■ Available data:
□ □ □ □

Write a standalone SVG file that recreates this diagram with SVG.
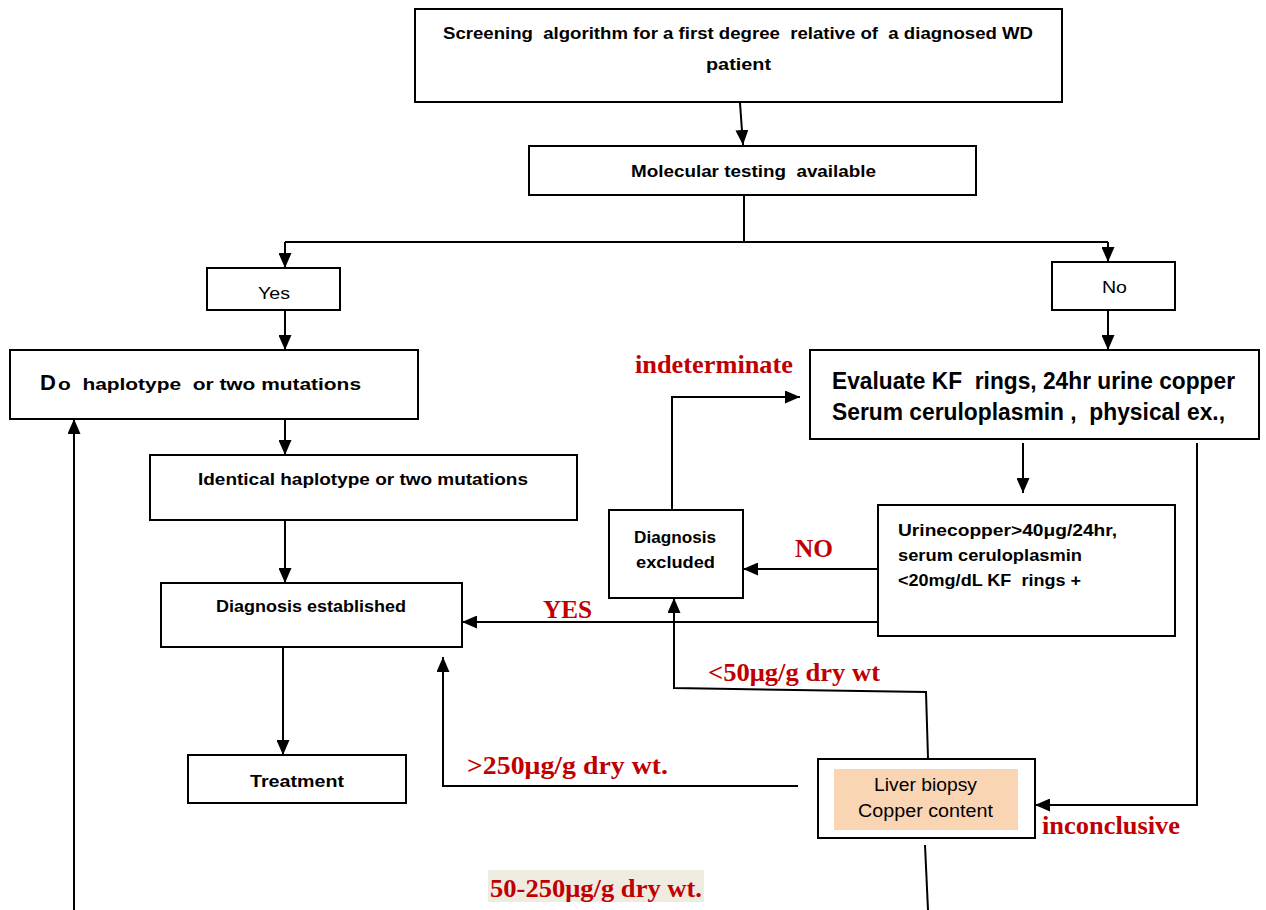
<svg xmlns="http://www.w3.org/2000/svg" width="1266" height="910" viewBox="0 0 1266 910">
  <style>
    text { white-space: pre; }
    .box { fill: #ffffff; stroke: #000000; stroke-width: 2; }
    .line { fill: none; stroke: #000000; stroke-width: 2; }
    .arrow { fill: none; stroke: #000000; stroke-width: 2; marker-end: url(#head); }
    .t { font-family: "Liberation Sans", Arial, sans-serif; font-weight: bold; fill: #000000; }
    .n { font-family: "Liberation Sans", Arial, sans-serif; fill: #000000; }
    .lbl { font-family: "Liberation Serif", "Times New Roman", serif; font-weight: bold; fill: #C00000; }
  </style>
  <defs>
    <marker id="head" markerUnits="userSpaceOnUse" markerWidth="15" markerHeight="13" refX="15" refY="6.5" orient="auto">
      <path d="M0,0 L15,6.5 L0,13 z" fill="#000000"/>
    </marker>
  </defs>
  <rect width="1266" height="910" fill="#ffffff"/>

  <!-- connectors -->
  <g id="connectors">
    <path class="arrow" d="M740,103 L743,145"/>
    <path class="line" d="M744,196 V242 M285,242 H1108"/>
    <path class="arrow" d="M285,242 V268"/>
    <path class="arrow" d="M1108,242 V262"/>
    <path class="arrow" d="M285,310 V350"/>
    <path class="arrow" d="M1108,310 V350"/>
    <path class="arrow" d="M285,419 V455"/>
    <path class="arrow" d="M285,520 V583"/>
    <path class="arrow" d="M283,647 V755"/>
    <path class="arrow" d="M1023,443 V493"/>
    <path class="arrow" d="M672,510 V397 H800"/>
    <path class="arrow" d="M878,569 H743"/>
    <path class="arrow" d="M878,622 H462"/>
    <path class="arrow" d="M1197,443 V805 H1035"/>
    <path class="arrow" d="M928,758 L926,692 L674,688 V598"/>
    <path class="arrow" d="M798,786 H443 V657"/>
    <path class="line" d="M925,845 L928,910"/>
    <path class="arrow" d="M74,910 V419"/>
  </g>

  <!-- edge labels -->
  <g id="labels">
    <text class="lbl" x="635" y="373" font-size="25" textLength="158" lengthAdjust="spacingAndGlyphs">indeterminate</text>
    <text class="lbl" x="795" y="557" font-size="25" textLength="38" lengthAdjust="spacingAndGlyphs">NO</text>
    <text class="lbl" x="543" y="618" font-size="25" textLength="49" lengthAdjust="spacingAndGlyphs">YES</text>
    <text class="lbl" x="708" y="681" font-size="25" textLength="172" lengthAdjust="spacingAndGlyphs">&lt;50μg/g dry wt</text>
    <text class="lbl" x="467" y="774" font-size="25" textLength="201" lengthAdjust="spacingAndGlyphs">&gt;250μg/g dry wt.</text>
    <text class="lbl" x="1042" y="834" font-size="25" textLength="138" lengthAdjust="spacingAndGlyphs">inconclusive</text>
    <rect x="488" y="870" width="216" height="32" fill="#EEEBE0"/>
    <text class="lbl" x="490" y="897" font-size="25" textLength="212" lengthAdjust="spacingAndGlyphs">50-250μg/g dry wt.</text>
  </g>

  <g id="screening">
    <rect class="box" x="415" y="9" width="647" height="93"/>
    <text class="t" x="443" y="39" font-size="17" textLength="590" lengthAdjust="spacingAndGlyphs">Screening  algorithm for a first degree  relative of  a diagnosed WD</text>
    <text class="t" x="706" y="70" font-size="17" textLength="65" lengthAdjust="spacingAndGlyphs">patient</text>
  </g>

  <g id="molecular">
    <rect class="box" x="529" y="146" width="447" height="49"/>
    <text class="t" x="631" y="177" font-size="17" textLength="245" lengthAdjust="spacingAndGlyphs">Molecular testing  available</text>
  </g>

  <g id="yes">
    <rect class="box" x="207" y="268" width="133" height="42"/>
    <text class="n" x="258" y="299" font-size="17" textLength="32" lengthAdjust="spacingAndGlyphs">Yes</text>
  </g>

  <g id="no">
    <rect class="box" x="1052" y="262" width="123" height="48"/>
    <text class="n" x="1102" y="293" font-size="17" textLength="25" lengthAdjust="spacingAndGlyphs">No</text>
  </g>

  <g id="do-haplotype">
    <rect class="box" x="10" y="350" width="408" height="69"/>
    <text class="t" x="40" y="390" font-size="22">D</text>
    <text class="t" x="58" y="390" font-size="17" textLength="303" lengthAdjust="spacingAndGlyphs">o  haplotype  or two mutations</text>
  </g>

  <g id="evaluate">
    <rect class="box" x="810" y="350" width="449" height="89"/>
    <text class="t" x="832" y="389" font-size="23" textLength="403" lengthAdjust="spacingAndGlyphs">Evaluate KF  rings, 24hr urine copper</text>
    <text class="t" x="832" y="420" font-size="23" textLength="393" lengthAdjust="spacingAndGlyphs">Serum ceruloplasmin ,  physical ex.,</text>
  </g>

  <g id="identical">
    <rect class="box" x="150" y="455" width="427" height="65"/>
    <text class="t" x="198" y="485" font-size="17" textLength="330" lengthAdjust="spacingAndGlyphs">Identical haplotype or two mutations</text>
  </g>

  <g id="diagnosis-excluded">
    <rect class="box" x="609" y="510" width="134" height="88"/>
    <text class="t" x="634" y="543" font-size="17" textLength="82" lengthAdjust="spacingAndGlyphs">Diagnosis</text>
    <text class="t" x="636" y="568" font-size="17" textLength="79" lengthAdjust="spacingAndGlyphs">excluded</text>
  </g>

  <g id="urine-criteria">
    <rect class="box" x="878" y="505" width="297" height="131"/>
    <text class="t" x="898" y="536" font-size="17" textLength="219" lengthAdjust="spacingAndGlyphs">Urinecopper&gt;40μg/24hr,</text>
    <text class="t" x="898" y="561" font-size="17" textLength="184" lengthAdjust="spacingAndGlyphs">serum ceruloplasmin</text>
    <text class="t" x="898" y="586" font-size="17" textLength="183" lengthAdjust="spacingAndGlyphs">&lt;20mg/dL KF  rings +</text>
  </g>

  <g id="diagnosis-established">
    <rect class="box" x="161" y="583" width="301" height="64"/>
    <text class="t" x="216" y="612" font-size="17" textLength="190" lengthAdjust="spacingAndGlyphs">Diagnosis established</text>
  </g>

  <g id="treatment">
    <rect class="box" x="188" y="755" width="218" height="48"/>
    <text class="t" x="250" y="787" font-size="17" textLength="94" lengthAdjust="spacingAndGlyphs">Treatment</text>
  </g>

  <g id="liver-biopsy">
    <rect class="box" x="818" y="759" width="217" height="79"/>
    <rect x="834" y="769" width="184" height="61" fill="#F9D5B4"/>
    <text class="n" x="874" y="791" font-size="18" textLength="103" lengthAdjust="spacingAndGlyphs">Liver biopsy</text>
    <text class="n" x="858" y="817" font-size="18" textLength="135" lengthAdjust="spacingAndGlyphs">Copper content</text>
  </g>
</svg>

□ □ □ □

■ Problem description:
Except for the pictures, reproduce every line exactly.

■ Expected answer:
Write a standalone SVG file that recreates this diagram with SVG.
<svg xmlns="http://www.w3.org/2000/svg" width="1266" height="910" viewBox="0 0 1266 910">
  <style>
    text { white-space: pre; }
    .box { fill: #ffffff; stroke: #000000; stroke-width: 2; }
    .line { fill: none; stroke: #000000; stroke-width: 2; }
    .arrow { fill: none; stroke: #000000; stroke-width: 2; marker-end: url(#head); }
    .t { font-family: "Liberation Sans", Arial, sans-serif; font-weight: bold; fill: #000000; }
    .n { font-family: "Liberation Sans", Arial, sans-serif; fill: #000000; }
    .lbl { font-family: "Liberation Serif", "Times New Roman", serif; font-weight: bold; fill: #C00000; }
  </style>
  <defs>
    <marker id="head" markerUnits="userSpaceOnUse" markerWidth="15" markerHeight="13" refX="15" refY="6.5" orient="auto">
      <path d="M0,0 L15,6.5 L0,13 z" fill="#000000"/>
    </marker>
  </defs>
  <rect width="1266" height="910" fill="#ffffff"/>

  <!-- connectors -->
  <g id="connectors">
    <path class="arrow" d="M740,103 L743,145"/>
    <path class="line" d="M744,196 V242 M285,242 H1108"/>
    <path class="arrow" d="M285,242 V268"/>
    <path class="arrow" d="M1108,242 V262"/>
    <path class="arrow" d="M285,310 V350"/>
    <path class="arrow" d="M1108,310 V350"/>
    <path class="arrow" d="M285,419 V455"/>
    <path class="arrow" d="M285,520 V583"/>
    <path class="arrow" d="M283,647 V755"/>
    <path class="arrow" d="M1023,443 V493"/>
    <path class="arrow" d="M672,510 V397 H800"/>
    <path class="arrow" d="M878,569 H743"/>
    <path class="arrow" d="M878,622 H462"/>
    <path class="arrow" d="M1197,443 V805 H1035"/>
    <path class="arrow" d="M928,758 L926,692 L674,688 V598"/>
    <path class="arrow" d="M798,786 H443 V657"/>
    <path class="line" d="M925,845 L928,910"/>
    <path class="arrow" d="M74,910 V419"/>
  </g>

  <!-- edge labels -->
  <g id="labels">
    <text class="lbl" x="635" y="373" font-size="25" textLength="158" lengthAdjust="spacingAndGlyphs">indeterminate</text>
    <text class="lbl" x="795" y="557" font-size="25" textLength="38" lengthAdjust="spacingAndGlyphs">NO</text>
    <text class="lbl" x="543" y="618" font-size="25" textLength="49" lengthAdjust="spacingAndGlyphs">YES</text>
    <text class="lbl" x="708" y="681" font-size="25" textLength="172" lengthAdjust="spacingAndGlyphs">&lt;50μg/g dry wt</text>
    <text class="lbl" x="467" y="774" font-size="25" textLength="201" lengthAdjust="spacingAndGlyphs">&gt;250μg/g dry wt.</text>
    <text class="lbl" x="1042" y="834" font-size="25" textLength="138" lengthAdjust="spacingAndGlyphs">inconclusive</text>
    <rect x="488" y="870" width="216" height="32" fill="#EEEBE0"/>
    <text class="lbl" x="490" y="897" font-size="25" textLength="212" lengthAdjust="spacingAndGlyphs">50-250μg/g dry wt.</text>
  </g>

  <g id="screening">
    <rect class="box" x="415" y="9" width="647" height="93"/>
    <text class="t" x="443" y="39" font-size="17" textLength="590" lengthAdjust="spacingAndGlyphs">Screening  algorithm for a first degree  relative of  a diagnosed WD</text>
    <text class="t" x="706" y="70" font-size="17" textLength="65" lengthAdjust="spacingAndGlyphs">patient</text>
  </g>

  <g id="molecular">
    <rect class="box" x="529" y="146" width="447" height="49"/>
    <text class="t" x="631" y="177" font-size="17" textLength="245" lengthAdjust="spacingAndGlyphs">Molecular testing  available</text>
  </g>

  <g id="yes">
    <rect class="box" x="207" y="268" width="133" height="42"/>
    <text class="n" x="258" y="299" font-size="17" textLength="32" lengthAdjust="spacingAndGlyphs">Yes</text>
  </g>

  <g id="no">
    <rect class="box" x="1052" y="262" width="123" height="48"/>
    <text class="n" x="1102" y="293" font-size="17" textLength="25" lengthAdjust="spacingAndGlyphs">No</text>
  </g>

  <g id="do-haplotype">
    <rect class="box" x="10" y="350" width="408" height="69"/>
    <text class="t" x="40" y="390" font-size="22">D</text>
    <text class="t" x="58" y="390" font-size="17" textLength="303" lengthAdjust="spacingAndGlyphs">o  haplotype  or two mutations</text>
  </g>

  <g id="evaluate">
    <rect class="box" x="810" y="350" width="449" height="89"/>
    <text class="t" x="832" y="389" font-size="23" textLength="403" lengthAdjust="spacingAndGlyphs">Evaluate KF  rings, 24hr urine copper</text>
    <text class="t" x="832" y="420" font-size="23" textLength="393" lengthAdjust="spacingAndGlyphs">Serum ceruloplasmin ,  physical ex.,</text>
  </g>

  <g id="identical">
    <rect class="box" x="150" y="455" width="427" height="65"/>
    <text class="t" x="198" y="485" font-size="17" textLength="330" lengthAdjust="spacingAndGlyphs">Identical haplotype or two mutations</text>
  </g>

  <g id="diagnosis-excluded">
    <rect class="box" x="609" y="510" width="134" height="88"/>
    <text class="t" x="634" y="543" font-size="17" textLength="82" lengthAdjust="spacingAndGlyphs">Diagnosis</text>
    <text class="t" x="636" y="568" font-size="17" textLength="79" lengthAdjust="spacingAndGlyphs">excluded</text>
  </g>

  <g id="urine-criteria">
    <rect class="box" x="878" y="505" width="297" height="131"/>
    <text class="t" x="898" y="536" font-size="17" textLength="219" lengthAdjust="spacingAndGlyphs">Urinecopper&gt;40μg/24hr,</text>
    <text class="t" x="898" y="561" font-size="17" textLength="184" lengthAdjust="spacingAndGlyphs">serum ceruloplasmin</text>
    <text class="t" x="898" y="586" font-size="17" textLength="183" lengthAdjust="spacingAndGlyphs">&lt;20mg/dL KF  rings +</text>
  </g>

  <g id="diagnosis-established">
    <rect class="box" x="161" y="583" width="301" height="64"/>
    <text class="t" x="216" y="612" font-size="17" textLength="190" lengthAdjust="spacingAndGlyphs">Diagnosis established</text>
  </g>

  <g id="treatment">
    <rect class="box" x="188" y="755" width="218" height="48"/>
    <text class="t" x="250" y="787" font-size="17" textLength="94" lengthAdjust="spacingAndGlyphs">Treatment</text>
  </g>

  <g id="liver-biopsy">
    <rect class="box" x="818" y="759" width="217" height="79"/>
    <rect x="834" y="769" width="184" height="61" fill="#F9D5B4"/>
    <text class="n" x="874" y="791" font-size="18" textLength="103" lengthAdjust="spacingAndGlyphs">Liver biopsy</text>
    <text class="n" x="858" y="817" font-size="18" textLength="135" lengthAdjust="spacingAndGlyphs">Copper content</text>
  </g>
</svg>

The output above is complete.